Return each line of the material verbatim.

___ Collected data ___

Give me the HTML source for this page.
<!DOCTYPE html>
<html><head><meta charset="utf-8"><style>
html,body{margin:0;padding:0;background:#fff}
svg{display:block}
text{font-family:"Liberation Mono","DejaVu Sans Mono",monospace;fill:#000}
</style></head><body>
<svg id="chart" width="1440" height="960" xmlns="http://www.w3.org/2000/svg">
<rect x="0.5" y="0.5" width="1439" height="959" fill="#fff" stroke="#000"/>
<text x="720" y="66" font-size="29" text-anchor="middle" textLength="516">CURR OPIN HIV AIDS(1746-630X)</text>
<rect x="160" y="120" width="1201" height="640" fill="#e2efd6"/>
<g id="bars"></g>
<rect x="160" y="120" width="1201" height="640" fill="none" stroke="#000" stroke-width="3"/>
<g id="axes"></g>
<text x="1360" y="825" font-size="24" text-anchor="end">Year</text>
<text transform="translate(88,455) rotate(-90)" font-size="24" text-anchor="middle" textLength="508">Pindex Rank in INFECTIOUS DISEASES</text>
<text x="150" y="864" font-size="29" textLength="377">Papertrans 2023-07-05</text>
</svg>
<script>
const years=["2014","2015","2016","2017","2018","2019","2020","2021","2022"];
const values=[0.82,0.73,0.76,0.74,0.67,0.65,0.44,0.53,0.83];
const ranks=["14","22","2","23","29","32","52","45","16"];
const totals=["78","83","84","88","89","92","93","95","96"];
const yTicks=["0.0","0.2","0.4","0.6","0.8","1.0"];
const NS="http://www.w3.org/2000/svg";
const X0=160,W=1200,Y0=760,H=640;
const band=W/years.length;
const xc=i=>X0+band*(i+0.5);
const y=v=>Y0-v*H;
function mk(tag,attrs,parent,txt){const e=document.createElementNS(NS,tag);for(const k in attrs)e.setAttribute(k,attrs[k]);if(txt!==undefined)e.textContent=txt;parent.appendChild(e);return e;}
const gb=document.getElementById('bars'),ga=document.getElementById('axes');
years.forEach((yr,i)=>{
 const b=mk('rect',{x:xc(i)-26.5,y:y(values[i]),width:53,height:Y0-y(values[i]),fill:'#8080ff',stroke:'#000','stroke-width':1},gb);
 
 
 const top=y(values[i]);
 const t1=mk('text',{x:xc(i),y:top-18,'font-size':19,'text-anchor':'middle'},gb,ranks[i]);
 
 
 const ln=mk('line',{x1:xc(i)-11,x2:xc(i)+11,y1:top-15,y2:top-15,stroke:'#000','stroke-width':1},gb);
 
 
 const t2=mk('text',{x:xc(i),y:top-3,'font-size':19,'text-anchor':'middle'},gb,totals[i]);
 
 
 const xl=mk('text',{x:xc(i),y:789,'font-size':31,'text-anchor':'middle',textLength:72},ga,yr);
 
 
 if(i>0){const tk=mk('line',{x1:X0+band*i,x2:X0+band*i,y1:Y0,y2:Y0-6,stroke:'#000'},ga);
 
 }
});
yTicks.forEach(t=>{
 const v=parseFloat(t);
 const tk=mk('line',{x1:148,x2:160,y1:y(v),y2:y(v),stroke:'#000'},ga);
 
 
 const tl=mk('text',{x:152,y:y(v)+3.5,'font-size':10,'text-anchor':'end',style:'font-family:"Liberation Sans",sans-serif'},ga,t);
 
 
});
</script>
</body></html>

___

Full output
Give me the HTML source for this page.
<!DOCTYPE html>
<html><head><meta charset="utf-8"><style>
html,body{margin:0;padding:0;background:#fff}
svg{display:block}
text{font-family:"Liberation Mono","DejaVu Sans Mono",monospace;fill:#000}
</style></head><body>
<svg id="chart" width="1440" height="960" xmlns="http://www.w3.org/2000/svg">
<rect x="0.5" y="0.5" width="1439" height="959" fill="#fff" stroke="#000"/>
<text x="720" y="66" font-size="29" text-anchor="middle" textLength="516">CURR OPIN HIV AIDS(1746-630X)</text>
<rect x="160" y="120" width="1201" height="640" fill="#e2efd6"/>
<g id="bars"></g>
<rect x="160" y="120" width="1201" height="640" fill="none" stroke="#000" stroke-width="3"/>
<g id="axes"></g>
<text x="1360" y="825" font-size="24" text-anchor="end">Year</text>
<text transform="translate(88,455) rotate(-90)" font-size="24" text-anchor="middle" textLength="508">Pindex Rank in INFECTIOUS DISEASES</text>
<text x="150" y="864" font-size="29" textLength="377">Papertrans 2023-07-05</text>
</svg>
<script>
const years=["2014","2015","2016","2017","2018","2019","2020","2021","2022"];
const values=[0.82,0.73,0.76,0.74,0.67,0.65,0.44,0.53,0.83];
const ranks=["14","22","2","23","29","32","52","45","16"];
const totals=["78","83","84","88","89","92","93","95","96"];
const yTicks=["0.0","0.2","0.4","0.6","0.8","1.0"];
const NS="http://www.w3.org/2000/svg";
const X0=160,W=1200,Y0=760,H=640;
const band=W/years.length;
const xc=i=>X0+band*(i+0.5);
const y=v=>Y0-v*H;
function mk(tag,attrs,parent,txt){const e=document.createElementNS(NS,tag);for(const k in attrs)e.setAttribute(k,attrs[k]);if(txt!==undefined)e.textContent=txt;parent.appendChild(e);return e;}
const gb=document.getElementById('bars'),ga=document.getElementById('axes');
years.forEach((yr,i)=>{
 const b=mk('rect',{x:xc(i)-26.5,y:y(values[i]),width:53,height:Y0-y(values[i]),fill:'#8080ff',stroke:'#000','stroke-width':1},gb);
 
 
 const top=y(values[i]);
 const t1=mk('text',{x:xc(i),y:top-18,'font-size':19,'text-anchor':'middle'},gb,ranks[i]);
 
 
 const ln=mk('line',{x1:xc(i)-11,x2:xc(i)+11,y1:top-15,y2:top-15,stroke:'#000','stroke-width':1},gb);
 
 
 const t2=mk('text',{x:xc(i),y:top-3,'font-size':19,'text-anchor':'middle'},gb,totals[i]);
 
 
 const xl=mk('text',{x:xc(i),y:789,'font-size':31,'text-anchor':'middle',textLength:72},ga,yr);
 
 
 if(i>0){const tk=mk('line',{x1:X0+band*i,x2:X0+band*i,y1:Y0,y2:Y0-6,stroke:'#000'},ga);
 
 }
});
yTicks.forEach(t=>{
 const v=parseFloat(t);
 const tk=mk('line',{x1:148,x2:160,y1:y(v),y2:y(v),stroke:'#000'},ga);
 
 
 const tl=mk('text',{x:152,y:y(v)+3.5,'font-size':10,'text-anchor':'end',style:'font-family:"Liberation Sans",sans-serif'},ga,t);
 
 
});
</script>
</body></html>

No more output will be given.